(Records with drawing code)
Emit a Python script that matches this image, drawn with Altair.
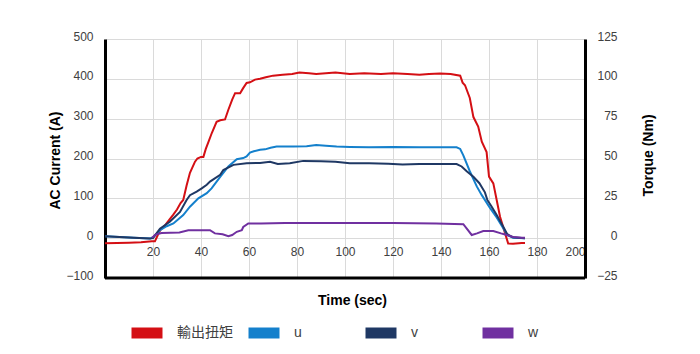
import altair as alt
import pandas as pd

SERIES = ["輸出扭矩", "u", "v", "w"]
COLORS = ["#D40F14", "#1480CC", "#1F3864", "#7030A0"]

# Torque (Nm) - right axis
tq_t = [0, 5, 10, 15, 19.5, 20.8, 22, 23, 25, 27, 28.3, 30, 31.5, 32.6, 34, 35.4, 37.5, 38.5, 40, 41,
        42, 43, 44.5, 46.5, 48, 50, 51.4, 53, 54.2, 56.3, 57.5, 59, 60.4, 62.5, 64.6, 67, 70, 74, 78, 81,
        85, 88, 92, 96, 102, 108, 115, 120, 126, 131, 135, 139.6, 144, 148, 149, 150, 152, 153.5, 155.5, 157,
        159, 160, 161.8, 163.2, 164.6, 166.7, 168, 170, 173.6, 175]
tq_v = [-3.2, -3, -2.8, -2.5, -2, -2, 2, 5, 8, 12, 14.5, 18, 22, 24, 33, 41, 48, 50, 51, 51,
        56, 60, 66, 73, 74, 74.5, 80.6, 87, 91, 91, 94, 97.4, 97.8, 99.5, 100, 101, 102, 102.5, 103, 104,
        103.5, 103, 103.5, 104, 103, 103.5, 103, 103.5, 103, 102.6, 103, 103.3, 103, 102, 97.6, 96, 88, 76, 70, 60.6,
        54, 38.6, 34.4, 24, 13.4, 3, -3.3, -3.5, -3, -3]

# Phase currents (A) - left axis
u_t = [0, 6, 12, 18.75, 20, 22.9, 25.7, 28.5, 32.6, 35.4, 38.9, 42.4, 44.4, 48, 51.4, 54.9, 57.6, 59, 60.4, 62,
       64.6, 66.7, 69, 71.5, 78.5, 84, 88, 92, 96.5, 102, 110, 120, 131, 140, 146.5, 148, 149.3, 152, 154.9, 157,
       160.4, 163.2, 166, 167.6, 170, 175]
u_v = [5, 3, 1, -1, 2, 20, 30, 37, 58, 79, 100, 113, 125, 154, 180, 198, 201, 205, 215, 218,
       222, 223, 227, 230, 230, 231, 234, 232, 230, 229, 228, 229, 228, 228, 228, 224, 208, 168, 130, 108,
       76, 52, 24, 8, 1, 0]

v_t = [0, 6, 12, 18.75, 20, 22.9, 27, 31.25, 34, 35.4, 38.2, 40.3, 42.4, 43.75, 48, 49.3, 53.5, 59, 64.6, 68.75,
       72, 77, 82.6, 90, 96, 102, 110, 118, 124, 131, 140, 146.5, 148.6, 150.7, 153.5, 156, 158.3, 159.3, 161, 163.2,
       166, 167.6, 170, 175]
v_v = [5, 3, 1, -1, 0, 24, 41, 66, 96, 108, 117, 125, 134, 142, 159, 171, 184, 188, 189, 192,
       186, 188, 194, 193, 192, 188, 188, 187, 185, 186, 186, 186, 180, 168, 154, 138, 115, 96, 80, 58,
       28, 10, 2, 0]

w_t = [19.5, 20, 21, 23.6, 31, 34.7, 43.75, 45.8, 49, 51.4, 53, 54.9, 57, 57.6, 59.7, 65, 75, 90, 100, 120,
       138, 149.3, 152.8, 155, 157.6, 161.8, 165, 167.4, 170, 173.6, 175]
w_v = [2, 3, 9, 13, 14, 20, 20, 12, 10, 5, 8, 16, 20, 28, 37, 37, 38, 38, 38, 38,
       37, 35, 8, 12, 18, 18, 12, 8, 3, 1, 1]

X_TICKS = [20, 40, 60, 80, 100, 120, 140, 160, 180, 200]
Y_TICKS = [-100, 0, 100, 200, 300, 400, 500]
T_TICKS = [-25, 0, 25, 50, 75, 100, 125]

cur_df = pd.concat([
    pd.DataFrame({"t": u_t, "value": u_v, "series": "u"}),
    pd.DataFrame({"t": v_t, "value": v_v, "series": "v"}),
    pd.DataFrame({"t": w_t, "value": w_v, "series": "w"}),
])
tq_df = pd.DataFrame({"t": tq_t, "torque": tq_v, "series": "輸出扭矩"})

W, H = 480, 239
FONT = "Liberation Sans, Arial, sans-serif"
CJK = "Liberation Sans, Noto Sans CJK TC, sans-serif"

color = alt.Color(
    "series:N",
    scale=alt.Scale(domain=SERIES, range=COLORS),
    legend=alt.Legend(
        orient="none", legendX=21, legendY=273, direction="horizontal", title=None,
        symbolType="stroke", symbolSize=961, symbolStrokeWidth=11, symbolOpacity=1,
        labelFontSize=14, labelColor="#404040", labelFont=CJK, labelOffset=9,
        columnPadding=-7, gridAlign="all", padding=0,
    ),
)

x_enc = alt.X(
    "t:Q",
    scale=alt.Scale(domain=[0, 200], nice=False),
    axis=alt.Axis(
        values=X_TICKS, title="Time (sec)", domain=False, ticks=False, offset=-40,
        labelPadding=8, labelFontSize=12, labelColor="#404040", labelFont=FONT,
        grid=True, gridColor="#DADADA", gridWidth=1,
        titleFont=FONT, titleFontSize=14, titleFontWeight="bold", titleColor="#000000",
        titleX=247, titleY=62, titleBaseline="middle",
    ),
)

current = alt.Chart(cur_df).mark_line(strokeWidth=2).encode(
    x=x_enc,
    y=alt.Y(
        "value:Q",
        scale=alt.Scale(domain=[-100, 500], nice=False),
        axis=alt.Axis(
            values=Y_TICKS, title="AC Current (A)", orient="left", ticks=False,
            domainColor="#000000", domainWidth=3, labelPadding=12, labelOffset=-3,
            labelFontSize=12, labelColor="#404040", labelFont=FONT,
            grid=True, gridColor="#DADADA", gridWidth=1,
            titleFont=FONT, titleFontSize=14, titleFontWeight="bold", titleColor="#000000",
            titleX=-50, titleY=121, titleBaseline="middle", titleAngle=270,
        ),
    ),
    color=color,
)

torque = alt.Chart(tq_df).mark_line(strokeWidth=2).encode(
    x=alt.X("t:Q", scale=alt.Scale(domain=[0, 200], nice=False)),
    y=alt.Y(
        "torque:Q",
        scale=alt.Scale(domain=[-25, 125], nice=False),
        axis=alt.Axis(
            values=T_TICKS, title="Torque (Nm)", orient="right", ticks=False, grid=False,
            domainColor="#000000", domainWidth=3, labelPadding=32, labelAlign="right",
            labelOffset=-3, labelFontSize=12, labelColor="#404040", labelFont=FONT,
            titleFont=FONT, titleFontSize=14, titleFontWeight="bold", titleColor="#000000",
            titleX=63, titleY=116, titleBaseline="middle", titleAngle=270,
        ),
    ),
    color=color,
)

border = alt.Chart(pd.DataFrame({"a": [0]})).mark_rule(color="#000000", strokeWidth=3).encode(
    x=alt.value(0), x2=alt.value(W), y=alt.value(H)
)

chart = alt.layer(torque, current, border).resolve_scale(y="independent").properties(
    width=W, height=H,
    autosize=alt.AutoSizeParams(type="none"),
    padding={"left": 105, "top": 39, "right": 115, "bottom": 76},
).configure_view(stroke=None)

chart.save("out.html", embed_options={"renderer": "svg", "actions": False})
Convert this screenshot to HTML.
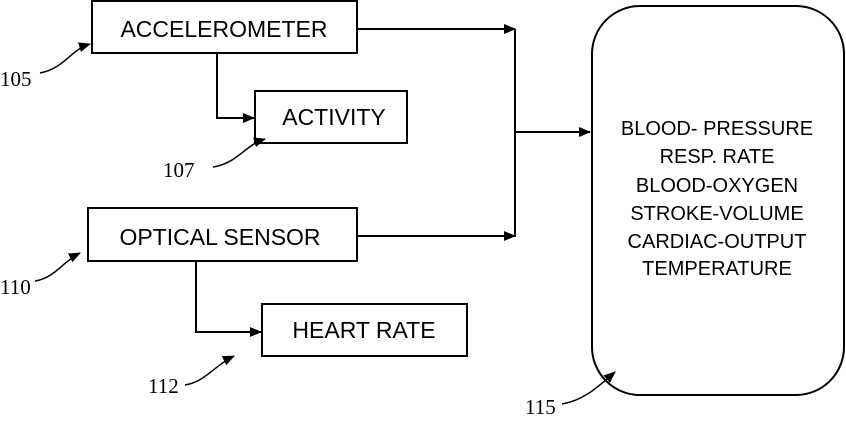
<!DOCTYPE html>
<html><head><style>
body{margin:0;background:#fff;}
svg text{font-family:"Liberation Sans",sans-serif;fill:#000;}
.n{font-family:"Liberation Serif",serif;font-size:21px;}
</style></head><body>
<svg width="846" height="416" viewBox="0 0 846 416" xmlns="http://www.w3.org/2000/svg">
<defs><marker id="a" markerWidth="12" markerHeight="10" refX="11" refY="5" orient="auto" markerUnits="userSpaceOnUse"><path d="M0,0 L12,5 L0,10 Z" fill="#000"/></marker></defs>
<g fill="none" stroke="#000" stroke-width="2">
<rect x="92" y="1" width="265" height="52"/>
<rect x="255" y="91" width="152" height="52"/>
<rect x="88" y="208" width="269" height="53"/>
<rect x="262" y="304" width="205" height="52"/>
<rect x="592" y="6" width="252" height="389" rx="48"/>
<path d="M357 29 H515" marker-end="url(#a)"/>
<path d="M515 29 V237"/>
<path d="M357 236 H515" marker-end="url(#a)"/>
<path d="M515 132 H590" marker-end="url(#a)"/>
<path d="M217 53 V118 H254" marker-end="url(#a)"/>
<path d="M196 261 V332 H261" marker-end="url(#a)"/>
<g stroke-width="1.5">
<path d="M40 73 C65 68 70 50 90 44" marker-end="url(#a)"/>
<path d="M213 167 C238 163 245 145 265 139" marker-end="url(#a)"/>
<path d="M35 281 C55 278 62 262 80 253" marker-end="url(#a)"/>
<path d="M185 385 C205 382 215 365 234 356" marker-end="url(#a)"/>
<path d="M562 404 C585 400 600 385 615 372" marker-end="url(#a)"/>
</g>
</g>
<text x="224" y="37" font-size="23" text-anchor="middle">ACCELEROMETER</text>
<text x="334" y="125" font-size="23" text-anchor="middle">ACTIVITY</text>
<text x="220" y="245" font-size="23" text-anchor="middle">OPTICAL SENSOR</text>
<text x="364" y="338" font-size="23" text-anchor="middle">HEART RATE</text>
<g font-size="20" text-anchor="middle">
<text x="717" y="135">BLOOD- PRESSURE</text>
<text x="717" y="163">RESP. RATE</text>
<text x="717" y="192">BLOOD-OXYGEN</text>
<text x="717" y="220">STROKE-VOLUME</text>
<text x="717" y="248">CARDIAC-OUTPUT</text>
<text x="717" y="275">TEMPERATURE</text>
</g>
<text class="n" x="0" y="86">105</text>
<text class="n" x="163" y="177">107</text>
<text class="n" x="0" y="294">110</text>
<text class="n" x="148" y="393">112</text>
<text class="n" x="525" y="414">115</text>
</svg>
</body></html>
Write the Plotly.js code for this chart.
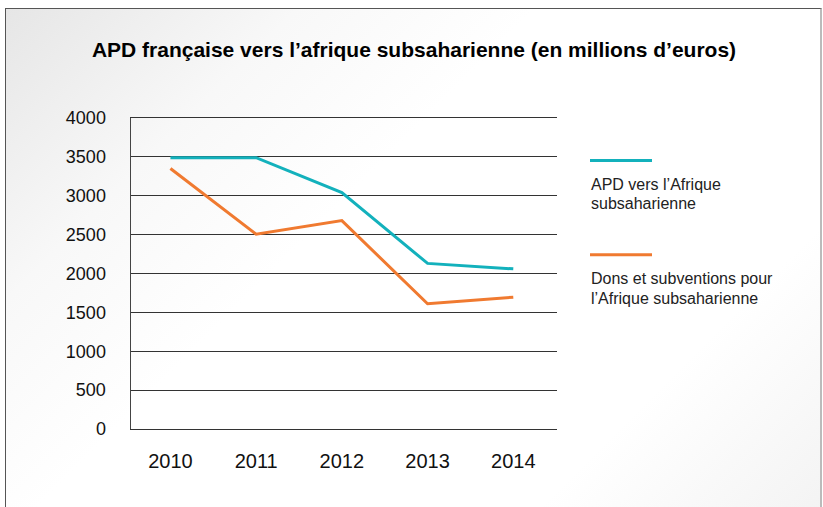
<!DOCTYPE html>
<html>
<head>
<meta charset="utf-8">
<script src="https://cdn.plot.ly/plotly-3.0.1.min.js"></script>
<style>
  html, body { margin: 0; padding: 0; width: 823px; height: 507px; background: #ffffff; overflow: hidden; }
  #frame {
    position: absolute; left: 5px; top: 8px; width: 814px; height: 510px;
    border-top: 1.5px solid #555; border-left: 1.5px solid #555; border-right: 2px solid #bbb;
    background: linear-gradient(135deg, #e6e6e6 0%, #f8f8f8 22%, #ffffff 40%, #ffffff 78%, #f3f3f3 100%);
  }
  #chart { position: absolute; left: 0; top: 0; width: 823px; height: 507px; }
</style>
</head>
<body>
<div id="frame"></div>
<div id="chart"></div>
<script>
const years = ["2010", "2011", "2012", "2013", "2014"];
const apdSeries = [3490, 3490, 3040, 2130, 2060];
const donsSeries = [3350, 2505, 2680, 1610, 1695];
const seriesNames = ["APD vers l’Afrique subsaharienne", "Dons et subventions pour l’Afrique subsaharienne"];
const legendLines = [["APD vers l’Afrique", "subsaharienne"], ["Dons et subventions pour", "l’Afrique subsaharienne"]];
const yTicks = [0, 500, 1000, 1500, 2000, 2500, 3000, 3500, 4000];
const titleText = "APD française vers l’afrique subsaharienne (en millions d’euros)";

const colors = ["#13b1bc", "#f07a30"];
const W = 823, H = 507;
const L = 131, R = 557, T = 118, B = 429.5;
const px = x => (x - L) / (R - L);
const py = y => (B - y) / (B - T);

const traces = [
  { x: years, y: apdSeries, name: seriesNames[0], type: "scatter", mode: "lines",
    line: { color: colors[0], width: 3 }, showlegend: false },
  { x: years, y: donsSeries, name: seriesNames[1], type: "scatter", mode: "lines",
    line: { color: colors[1], width: 3 }, showlegend: false }
];

const textFont = { family: "Liberation Sans, Arial, sans-serif", size: 16, color: "#222" };
const annotations = [];
const shapes = [];
const legendY = [160.5, 255];
for (let i = 0; i < 2; i++) {
  shapes.push({ type: "line", xref: "paper", yref: "paper",
    x0: px(590), x1: px(652), y0: py(legendY[i]), y1: py(legendY[i]),
    line: { color: colors[i], width: 3 } });
  legendLines[i].forEach((t, j) => {
    annotations.push({ text: t, xref: "paper", yref: "paper",
      x: px(589), y: py(legendY[i] + 24 + j * 19.5), xanchor: "left", yanchor: "middle",
      showarrow: false, font: textFont });
  });
}

const layout = {
  width: W, height: H,
  margin: { l: L, r: W - R, t: T, b: H - B, pad: 0 },
  paper_bgcolor: "rgba(0,0,0,0)",
  plot_bgcolor: "rgba(0,0,0,0)",
  title: { text: "<b>" + titleText + "</b>", xref: "container", yref: "container",
    x: 414 / W, xanchor: "center", y: 1 - 50 / H, yanchor: "middle",
    font: { family: "Liberation Sans, Arial, sans-serif", size: 21, color: "#000" } },
  xaxis: { type: "category", range: [-0.46, 4.51], showgrid: false, zeroline: false,
    showline: true, mirror: true, linecolor: "#333", linewidth: 1.2,
    tickfont: { family: "Liberation Sans, Arial, sans-serif", size: 20, color: "#111" },
    ticks: "", ticklabelstandoff: 14, fixedrange: true },
  yaxis: { range: [0, 4000], tickvals: yTicks, ticktext: yTicks.map(String),
    showgrid: true, gridcolor: "#333", gridwidth: 1, zeroline: false,
    showline: true, linecolor: "#444", linewidth: 1.5,
    tickfont: { family: "Liberation Sans, Arial, sans-serif", size: 18, color: "#111" },
    ticks: "", ticklabelstandoff: 20, fixedrange: true },
  shapes: shapes,
  annotations: annotations,
  showlegend: false
};

Plotly.newPlot("chart", traces, layout, { displayModeBar: false, staticPlot: true });
</script>
</body>
</html>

## [What the exercise asks]
Count each line above in which the string "this" appears, then state only the total.

## [The solution]
3